The WK Kellogg Foundation, Morgan Stanley and Citigroup report that the economic cost of inequity to African Americans is reported to be billions of dollars per year. This directly impacts GDP, employment, lending, education and health. A more equitable economy makes the business case for the growth and full participation of African-Americans and other communities of color in Chattanooga and Hamilton County.
“In order for Chattanooga to become the best city in the country, we have to ensure that we build a city that works for all our residents, especially those whose fortunes have been held back by years of systemic racism,” said Chattanooga Mayor Tim Kelly.

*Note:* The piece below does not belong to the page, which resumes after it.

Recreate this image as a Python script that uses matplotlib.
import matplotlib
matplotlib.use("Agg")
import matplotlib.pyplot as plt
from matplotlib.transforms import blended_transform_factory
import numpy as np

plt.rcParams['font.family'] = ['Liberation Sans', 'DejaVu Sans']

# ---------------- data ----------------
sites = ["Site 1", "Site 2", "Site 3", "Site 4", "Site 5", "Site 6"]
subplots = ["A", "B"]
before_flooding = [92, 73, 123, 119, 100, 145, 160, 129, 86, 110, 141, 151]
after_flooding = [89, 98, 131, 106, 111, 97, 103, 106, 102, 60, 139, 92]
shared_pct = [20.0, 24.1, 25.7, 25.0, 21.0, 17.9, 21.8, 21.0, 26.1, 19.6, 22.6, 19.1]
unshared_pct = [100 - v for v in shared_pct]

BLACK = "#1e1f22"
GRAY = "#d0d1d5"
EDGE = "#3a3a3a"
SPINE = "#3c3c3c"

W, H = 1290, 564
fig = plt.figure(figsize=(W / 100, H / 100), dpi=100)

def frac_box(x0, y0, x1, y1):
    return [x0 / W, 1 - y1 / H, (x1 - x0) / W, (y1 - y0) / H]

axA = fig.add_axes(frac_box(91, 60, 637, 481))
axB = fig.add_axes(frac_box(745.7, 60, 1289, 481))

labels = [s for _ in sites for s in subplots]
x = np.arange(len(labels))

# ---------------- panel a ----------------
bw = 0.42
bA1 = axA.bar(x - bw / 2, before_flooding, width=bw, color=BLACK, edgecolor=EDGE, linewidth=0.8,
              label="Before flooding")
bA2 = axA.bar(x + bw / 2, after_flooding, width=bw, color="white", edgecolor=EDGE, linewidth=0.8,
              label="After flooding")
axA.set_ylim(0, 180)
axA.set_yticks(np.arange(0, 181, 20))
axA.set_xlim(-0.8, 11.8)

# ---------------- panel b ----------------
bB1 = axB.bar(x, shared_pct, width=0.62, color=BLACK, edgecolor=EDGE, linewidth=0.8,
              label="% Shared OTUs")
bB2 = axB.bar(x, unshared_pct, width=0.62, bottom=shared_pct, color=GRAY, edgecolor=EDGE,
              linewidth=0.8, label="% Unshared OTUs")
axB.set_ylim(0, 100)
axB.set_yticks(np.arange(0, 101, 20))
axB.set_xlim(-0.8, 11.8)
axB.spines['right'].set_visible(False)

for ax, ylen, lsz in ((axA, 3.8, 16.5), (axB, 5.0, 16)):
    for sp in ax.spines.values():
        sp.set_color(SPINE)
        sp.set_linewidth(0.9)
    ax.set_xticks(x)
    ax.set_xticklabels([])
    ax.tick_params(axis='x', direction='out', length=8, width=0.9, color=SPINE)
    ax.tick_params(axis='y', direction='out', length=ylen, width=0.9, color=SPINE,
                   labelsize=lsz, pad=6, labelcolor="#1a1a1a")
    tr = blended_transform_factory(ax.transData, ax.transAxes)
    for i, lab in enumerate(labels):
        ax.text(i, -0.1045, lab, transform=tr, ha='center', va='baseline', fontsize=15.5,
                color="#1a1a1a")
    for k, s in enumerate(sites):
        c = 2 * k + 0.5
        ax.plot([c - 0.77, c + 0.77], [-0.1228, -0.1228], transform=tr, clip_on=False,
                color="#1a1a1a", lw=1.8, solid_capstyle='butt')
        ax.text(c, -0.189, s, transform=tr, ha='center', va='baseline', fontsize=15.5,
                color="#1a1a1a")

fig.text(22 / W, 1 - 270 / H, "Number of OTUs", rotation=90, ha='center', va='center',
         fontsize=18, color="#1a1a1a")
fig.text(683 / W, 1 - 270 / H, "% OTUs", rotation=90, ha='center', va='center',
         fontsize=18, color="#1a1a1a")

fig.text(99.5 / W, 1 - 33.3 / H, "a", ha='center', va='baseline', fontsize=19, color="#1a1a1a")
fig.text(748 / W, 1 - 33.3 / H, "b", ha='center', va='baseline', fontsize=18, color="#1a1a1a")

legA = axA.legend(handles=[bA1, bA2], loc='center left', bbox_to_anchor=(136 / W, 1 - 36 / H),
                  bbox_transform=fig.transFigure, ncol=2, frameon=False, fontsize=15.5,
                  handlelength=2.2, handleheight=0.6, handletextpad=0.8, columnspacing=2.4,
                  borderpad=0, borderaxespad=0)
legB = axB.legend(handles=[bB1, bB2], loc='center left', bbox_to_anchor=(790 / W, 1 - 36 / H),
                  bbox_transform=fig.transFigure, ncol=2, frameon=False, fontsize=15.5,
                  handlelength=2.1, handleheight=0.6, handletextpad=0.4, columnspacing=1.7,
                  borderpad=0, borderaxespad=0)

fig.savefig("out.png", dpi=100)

“The persistent gaps in black and white outcomes in Chattanooga are not only unjust, but expensive. This issue is holding us back from economic progress. A people deprived of the opportunity to build wealth and advance are not only underachieving in what they can add to our collective wealth and stories of human capital, but we run the risk that they will eventually sink into hopelessness and despair. And that abandonment of hope tears at the social fabric that binds together our city’s families. We owe it to our neighbors, our businesses and our community to tackle the issue of racial equity because together we can accomplish so much more than we can apart,” Kelly said.
“This Pledge is about Chattanooga as a thriving community and location of opportunity and prosperity for all,” said Valoria Armstrong, Chamber Board Chair and American Water’s Chief Inclusion Officer and VP, External Affairs. “It supports talent retention, talent development and talent diversity, which are especially important in an environment that’s highly competitive for talent. Many companies, including American Water, are already engaging in inclusion, diversity and equity work in their own ways. Working together intentionally, developing new outreach and equity practices makes sense as we seek to advance the economic prosperity of our community.”

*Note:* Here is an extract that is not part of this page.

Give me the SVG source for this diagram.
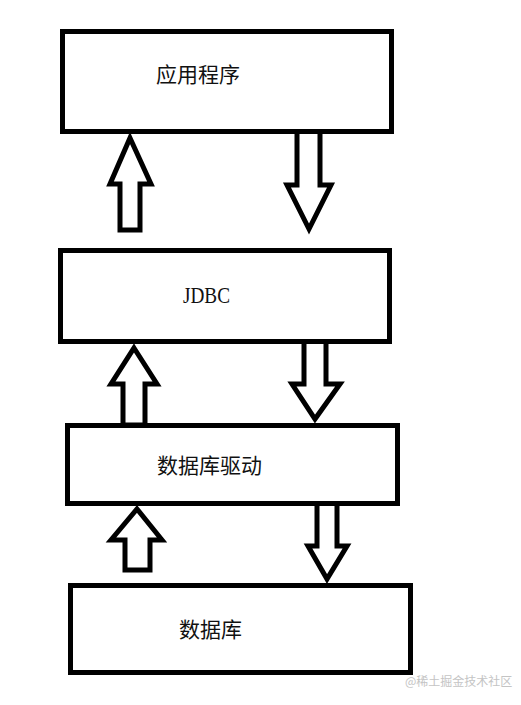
<svg xmlns="http://www.w3.org/2000/svg" width="521" height="705" viewBox="0 0 521 705">
<style>
.box{fill:#fff;stroke:#000;stroke-width:5}
.arr{fill:#fff;stroke:#000;stroke-width:5;stroke-linejoin:miter;stroke-miterlimit:10}
.cjk{font-family:"Noto Sans CJK SC","Noto Sans",sans-serif;font-size:21px;fill:#111}
.lat{font-family:"Liberation Serif",serif;font-size:23px;fill:#111}
.wm{font-family:"Noto Sans CJK SC",sans-serif;font-size:12px;fill:#c4c4c4}
</style>
<rect width="521" height="705" fill="#fff"/>
<g id="connectors">
<polygon class="arr" points="130,138 151,184 140,184 140,230 120,230 120,184 110,184"/>
<polygon class="arr" points="297,131 320,131 320,185 331,185 309,229 287,185 297,185"/>
<polygon class="arr" points="134,348 157,384 145,384 145,425 123,425 123,384 111,384"/>
<polygon class="arr" points="304,341 326,341 326,384 340,384 315,419 292,384 304,384"/>
<polygon class="arr" points="137,509 162,540 150,540 150,570 125,570 125,540 111,540"/>
<polygon class="arr" points="317,503 337,503 337,546 347,546 327,579 308,546 317,546"/>
</g>
<g id="app">
<rect class="box" x="62.5" y="31.5" width="329" height="100"/>
<text class="cjk" x="156" y="82">应用程序</text>
</g>
<g id="jdbc">
<rect class="box" x="60.5" y="250.5" width="329" height="91"/>
<text class="lat" x="183" y="303" textLength="47" lengthAdjust="spacingAndGlyphs">JDBC</text>
</g>
<g id="driver">
<rect class="box" x="67.5" y="425.5" width="330" height="78"/>
<text class="cjk" x="157" y="473">数据库驱动</text>
</g>
<g id="db">
<rect class="box" x="70.5" y="585.5" width="340" height="87"/>
<text class="cjk" x="179" y="637">数据库</text>
</g>
<text class="wm" x="405" y="686">@稀土掘金技术社区</text>
</svg>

Many Chattanooga Chamber initiatives align with the CEO Pledge for Racial Equity. The Chattanooga Climbs five-year strategic plan advances economic development by focusing on jobs and talent. Jobs and talent are central to the success of the CEO Pledge for Racial Equity. Education initiative Chattanooga 2.0 complements Chattanooga Climbs by placing attention on essential components to workforce success: talent development, 21st century education and social and economic mobility.
“When combined with a CEO Pledge for Racial Equity, these initiatives frame a comprehensive approach to transform the economic landscape of Chattanooga and Hamilton County to include everyone,” said Christy Gillenwater, President and CEO, Chattanooga Chamber. “ We invite Chattanooga business leaders to take the Pledge to build a more inclusive economy.”
70 local business leaders have signed the pledge so far.
Take the pledge here.
This pledge is an important step in reaffirming U.S. Xpress is committed to racial equality and breaking down barriers that have existed for people of color for decades. While we still have a long way to go, we’re making strides towards becoming a more inclusive workplace. Last year, we launched a diversity & inclusion council which is led by a wide assortment of team members from different backgrounds and cultures. The council is rolling out great programming across the organization to get folks more involved and engaged in these important conversations. We’re also making deliberate efforts to spotlight not only people of color, but more women, and those from the LGBTQ community.
– Eric Fuller, President & CEO, U.S. Xpress Enterprises, Inc.
We must focus our attention to address the health disparities that have been highlighted during the COVID-19 pandemic. By signing the Chattanooga Chamber of Commerce’s Racial Equality Pledge, I am committing that CHI Memorial will work with the Chamber and other health organizations in our community to address known health disparities and create a road map to combat them.
As an organization, CHI Memorial’s board created a new committee that will have governance over diversity, health, and inclusion for our employees and patients. This committee will help guide how we address health disparities in our patients. As a CommonSpirit Health hospital system, we are excited to partner with Morehouse College of Medicine. This partnership will bring fourth-year medical students to CHI Memorial to complete their training and help increase the number of Black physicians in healthcare and in our community.